As you can tell this happens way too often, but it should be avoided at all costs to save you from as much embarrassment and judgment as possible. Say the birthday girl’s dress is dark emerald green, and you saw a light sage green dress that you love; I would still suggest choosing a different color. It is solely out of respect for her and her family since one of the biggest symbols of her special day is her big poofy dress and you do not want to take the spotlight from her special day. 


Other than colors and shades, it’s always nice to ask the quinceañera or her family for their opinion on what to wear or what they’re expecting as far as the dress code goes. The most common dress styles for formal events are tighter and shorter dresses, sometimes with holes or even strapless. In some cases, these styles are just for fighting for the event, since it’s an event targeted toward more of the traditional and stricter family members. To decide whether or not your dress is appropriate I’d suggest asking friends and the quinceañera whether a summery flowy dress is more the vibe she’s looking for. Quinces that are more traditional and rancho-themed are those that expect flowy type dresses, especially with boots so it’s easy to dance and move around with. Parties that are more princess and “boujee” are the place for heels and a homecoming dance type of dress. 

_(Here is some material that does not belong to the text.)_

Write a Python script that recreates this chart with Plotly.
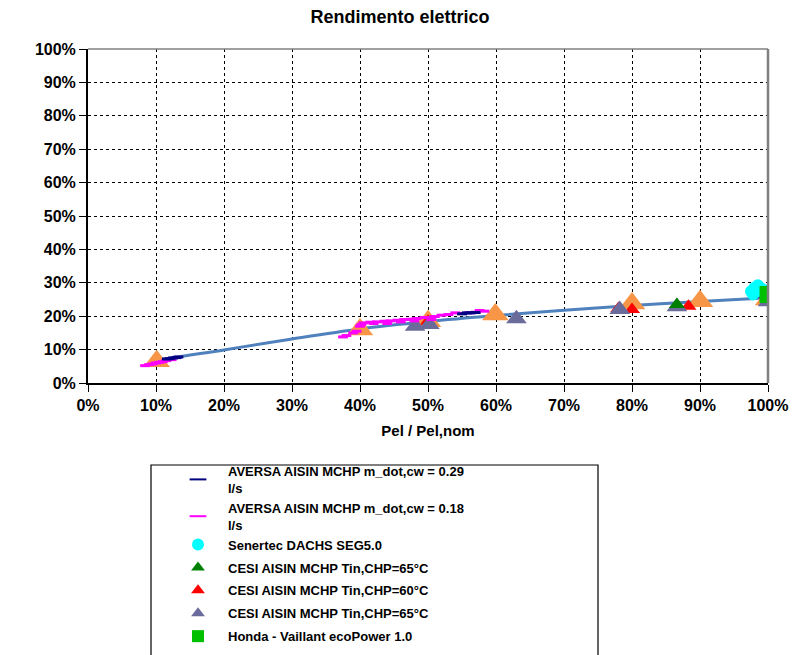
import plotly.graph_objects as go

# ---- data (percent) ----
fit_x = [8.5, 10, 20, 30, 40, 50, 60, 70, 80, 90, 100]
fit_y = [5.3, 6.5, 9.9, 13.2, 16.2, 18.4, 20.2, 21.8, 23.2, 24.4, 25.5]

orange_x = [10.1, 40, 50, 59.9, 80, 90, 100]
orange_y = [6.5, 16.0, 18.5, 20.5, 23.8, 24.5, 25.0]

aversa029_x = [11.6, 12.0, 12.5, 13.0, 13.3, 55.0, 55.7, 56.3, 57.0, 97.8, 98.2]
aversa029_y = [7.2, 7.3, 7.5, 7.6, 7.8, 20.7, 21.0, 21.0, 21.1, 25.8, 26.0]

aversa018_x = [8.4, 9.0, 9.5, 10.0, 10.5, 11.0, 11.5, 12.3,
               37.5, 38.0, 39.0, 39.5, 40.0, 40.5, 41.5, 42.5, 43.6, 44.5, 45.5,
               46.5, 47.5, 48.3, 49.5, 51.0, 52.0, 53.0, 54.0, 55.0, 56.0, 57.0, 57.6, 58.3,
               40.2, 42.0, 44.0, 46.0, 48.0, 50.5, 98.5, 99.0]
aversa018_y = [5.2, 5.5, 5.7, 6.0, 6.2, 6.4, 6.7, 7.0,
               13.8, 14.2, 15.0, 15.5, 17.0, 18.0, 18.2, 18.3, 18.5, 18.6, 18.8,
               19.0, 19.1, 19.3, 19.6, 19.9, 20.3, 20.5, 21.0, 20.8, 21.0, 21.2, 21.7, 21.5,
               17.5, 17.8, 17.8, 18.3, 18.6, 19.0, 25.8, 26.2]

senertec_x = [97.5, 97.8, 98.0, 98.5, 99.0, 99.5, 100.0, 98.3]
senertec_y = [27.5, 26.5, 28.5, 29.3, 28.3, 27.0, 27.8, 27.3]

cesi_green_x = [86.6]
cesi_green_y = [23.5]

cesi_red_x = [50.0, 78.0, 80.0, 88.3]
cesi_red_y = [18.5, 22.3, 22.0, 23.0]

cesi_slate_x = [48.1, 50.2, 63.0, 78.2, 86.6, 100.0]
cesi_slate_y = [17.0, 17.5, 19.2, 22.0, 22.8, 24.3]

honda_x = [100.0]
honda_y = [26.5]

x_ticks = [0, 10, 20, 30, 40, 50, 60, 70, 80, 90, 100]
y_ticks = [0, 10, 20, 30, 40, 50, 60, 70, 80, 90, 100]

name_a029 = "<b>AVERSA AISIN MCHP m_dot,cw = 0.29<br>l/s</b>"
name_a018 = "<b>AVERSA AISIN MCHP m_dot,cw = 0.18<br>l/s</b>"
name_sen = "<b>Senertec DACHS SEG5.0</b>"
name_green = "<b>CESI AISIN MCHP Tin,CHP=65°C</b>"
name_red = "<b>CESI AISIN MCHP Tin,CHP=60°C</b>"
name_slate = "<b>CESI AISIN MCHP Tin,CHP=65°C</b>"
name_honda = "<b>Honda - Vaillant ecoPower 1.0</b>"

FONT = "Liberation Sans, Arial, sans-serif"

fig = go.Figure()

fig.add_trace(go.Scatter(x=fit_x, y=fit_y, mode="lines", line=dict(color="#4F81BD", width=3, shape="spline"),
                         showlegend=False, hoverinfo="skip"))
fig.add_trace(go.Scatter(x=orange_x, y=orange_y, mode="markers", showlegend=False,
                         marker=dict(symbol="triangle-up", size=23, color="#F79646")))
fig.add_trace(go.Scatter(x=cesi_red_x, y=cesi_red_y, mode="markers", name=name_red, legendrank=5,
                         legendgroup="g5",
                         marker=dict(symbol="triangle-up", size=14, color="#FF0000")))
fig.add_trace(go.Scatter(x=cesi_slate_x, y=cesi_slate_y, mode="markers", name=name_slate, legendrank=6,
                         legendgroup="g6",
                         marker=dict(symbol="triangle-up", size=18, color="#6B6B9B")))
fig.add_trace(go.Scatter(x=cesi_green_x, y=cesi_green_y, mode="markers", name=name_green, legendrank=4,
                         legendgroup="g4",
                         marker=dict(symbol="triangle-up", size=14, color="#008000")))
fig.add_trace(go.Scatter(x=aversa018_x, y=aversa018_y, mode="markers", name=name_a018, legendrank=2,
                         legendgroup="g1",
                         marker=dict(symbol="line-ew", size=7, color="#FF00FF",
                                     line=dict(color="#FF00FF", width=3))))
fig.add_trace(go.Scatter(x=aversa029_x, y=aversa029_y, mode="markers", name=name_a029, legendrank=1,
                         legendgroup="g1",
                         marker=dict(symbol="line-ew", size=7, color="#000080",
                                     line=dict(color="#000080", width=3))))
fig.add_trace(go.Scatter(x=senertec_x, y=senertec_y, mode="markers", name=name_sen, legendrank=3,
                         legendgroup="g1",
                         marker=dict(symbol="circle", size=12, color="#00FFFF")))
fig.add_trace(go.Scatter(x=honda_x, y=honda_y, mode="markers", name=name_honda, legendrank=7,
                         legendgroup="g7",
                         marker=dict(symbol="square", size=17, color="#00C000")))

# screen offset of 8px (page body margin) is compensated in the margins
ML, MT, PW, PH = 80, 41, 680, 334
fig.update_layout(
    width=798, height=655,
    margin=dict(l=ML, r=798 - ML - PW, t=MT, b=655 - MT - PH, autoexpand=False),
    paper_bgcolor="white", plot_bgcolor="white",
    font=dict(family=FONT, size=13, color="black"),
    title=dict(text="<b>Rendimento elettrico</b>", x=(400 - 8) / 798, xanchor="center",
               y=1 - 9 / 655, yanchor="middle",
               font=dict(size=18, family=FONT, color="black")),
    legend=dict(x=(160 - ML) / PW, xanchor="left", y=-(448 - (MT + PH)) / PH, yanchor="top",
                borderwidth=0, bgcolor="rgba(0,0,0,0)",
                font=dict(family=FONT, size=13, color="black"),
                itemsizing="constant", tracegroupgap=3, traceorder="grouped",
                itemwidth=50),
    showlegend=True,
)

fig.update_xaxes(range=[0, 100], tickvals=x_ticks, ticktext=[f"<b>{v}%</b>" for v in x_ticks],
                 showgrid=True, gridcolor="black", griddash="dot", gridwidth=1,
                 showline=True, linecolor="black", linewidth=2, mirror=False,
                 ticks="outside", ticklen=7, tickcolor="black", zeroline=False,
                 tickfont=dict(size=16, family=FONT),
                 title=dict(text="<b>Pel / Pel,nom</b>", font=dict(size=15, family=FONT), standoff=12))
fig.update_yaxes(range=[0, 100], tickvals=y_ticks, ticktext=[f"<b>{v}%</b>" for v in y_ticks],
                 showgrid=True, gridcolor="black", griddash="dot", gridwidth=1,
                 showline=True, linecolor="black", linewidth=2,
                 ticks="outside", ticklen=7, tickcolor="black", zeroline=False,
                 tickfont=dict(size=16, family=FONT))

# plot-area top and right border (gray)
fig.add_shape(type="line", xref="paper", yref="paper", x0=0, x1=1, y0=1, y1=1,
              line=dict(color="#808080", width=1.5))
fig.add_shape(type="line", xref="paper", yref="paper", x0=1, x1=1, y0=0, y1=1,
              line=dict(color="#808080", width=2.5))
# legend frame
fig.add_shape(type="rect", xref="paper", yref="paper",
              x0=(143 - ML) / PW, x1=(590 - ML) / PW,
              y0=-(700 - (MT + PH)) / PH, y1=-(457 - (MT + PH)) / PH,
              line=dict(color="black", width=1.2), fillcolor="rgba(0,0,0,0)")

fig.write_html("out.html")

This past weekend, I went to my close friend’s Quinceañera, Pitman High School Freshman Vianka Del Real, when one of our other friends asked her what she should wear. Miss Del Real politely asked for her to wear a dress since most of the girls attending said they would be wearing a dress, and it just matches the aesthetic of the party more than jeans and boots. 


However, for girls dresses aren’t always the right choice, even so, that boots, jeans and a cute top is more expected. This could also be way more comfortable as you dance all night and fits a more Hispanic and rancho aesthetic. The location also has a lot to do with it, since half of the quinces take place in barns or outside on the dirt. Boots help in the zapateado dances as well, as men mainly wear them for their quince outfits. 


Speaking of men, what do’s and don’ts pertain to them? Generally, the same rule of thumb goes for them too; if it’s a rancho theme they wear jeans with a button-up and if it’s fancy formal they wear slacks with a button-up. Cowboy boots are usually the best option for either outfit, but young men usually wear vans or blazers while older men sometimes wear dress shoes. Ties are usually never necessary, and cowboy hats might get you some bonus points! 


To figure out what your outfit should look like, it’s as simple as reaching out to others that are going or the party hosts themselves! Oftentimes the dress style or color is also on the quinceañera invite, so that should help a lot too. After all, your clothing won’t make or break the night, it’s just more out of respect and so that you don’t feel embarrassed all night long. Have fun at your upcoming quinces, and don’t be afraid to dance!